What you would want for yourself of these amounts to fractions of an acre. Only exception I see are grains, since they fatten up animals nicely, and hay. Even for those, you want a few acres worth for a relatively large herd, and of course hay, probably want more than a couple acres of that (but not 160 acres!). These are all reasonable acreage for a smaller tractor, and the equipment we're discussing. And, if you can afford a working spare for everything, maybe using those in tandem if you have to hurry isn't out of the question.

So to do sodbustery type things, finding the ideal tractor.size will be key

Well, if you did want the pull-type harvesters, some of these have some minimums. Most of the two-row potato/beet harvesters want like 100HP or really close to it. But even just say, some of the last JD combines were really big and needed as much (a model 30 or 42 would probably be ok with even 50HP). There are some other variables (it's easier to pull things over flat land than up hills and stuff like that, some soil's harder to dig into than others), but older used tractors on up to and above 80HP aren't going to break the bank. Plenty of models hit those numbers not long after WWII.

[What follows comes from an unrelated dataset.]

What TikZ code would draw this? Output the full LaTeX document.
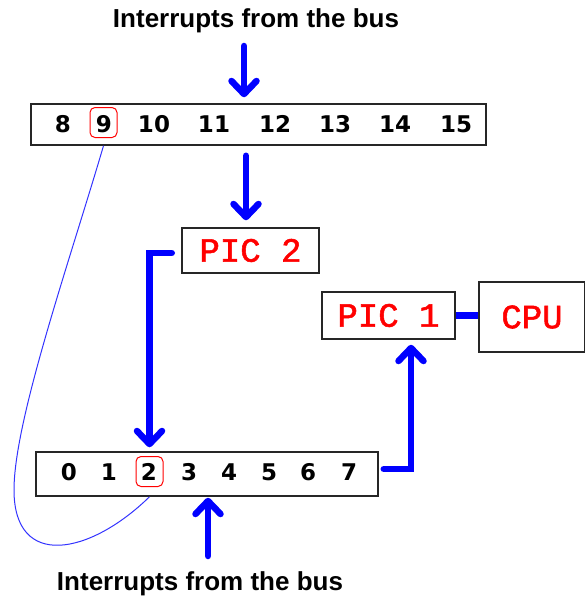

More than just horsepower, are some other things to consider. While newer equipment can be configured to accept 540/1000rpm off of the PTO, some of the older stuff can't. So a tractor that can do both rpm would be good. I think those started showing up in the 1960s. There is the question of fuels, and there are 3 types: gasoline, diesel, and propane. The first is completely useless. The second is thinkable. The third is pretty fucking weird, and I'm not sure I understand why that was so big... but on Craigslist and Facebook marketplace I keep seeing propane tractors in such numbers that it must have made some sort of sense that I just can't figure. And, I don't think a cab/AC is just a comfort thing... so you're going to want something that you can at least put an aftermarket cab on.
 
When I got a tractor with a roof, it was a revelation. Then, I got a tractor withnair conditioning. You've said you're in West Texas, so yeah, AC will allow you to do so much more work and with so much clearer a head that it's very well worth the money.

Diversifying your crops allows you to use a smaller tractor, since you'll be spreading out your workload over different harvest, planting, and spraying schedules. It's just better all around unless you have a million dollar combine and a crop duster.

Gasoline tractors still running is pretty damned impressive. I have seen propane tractors in action; I don't get the point, either.

I am just thinking about row crops because it's interesting. I actually am.working on an irrigated hay field. I actually intend to turn it into silvopasture with pecans in rows allowing easy irrigation, shade, haying, and all around a diverse intensive use of my lowest lying land.

I drive many hundreds of miles of West Texas and New Mexico on the daily. Irrigation makes a tremendous difference for cotton plants. They're in bloom right now, very pretty.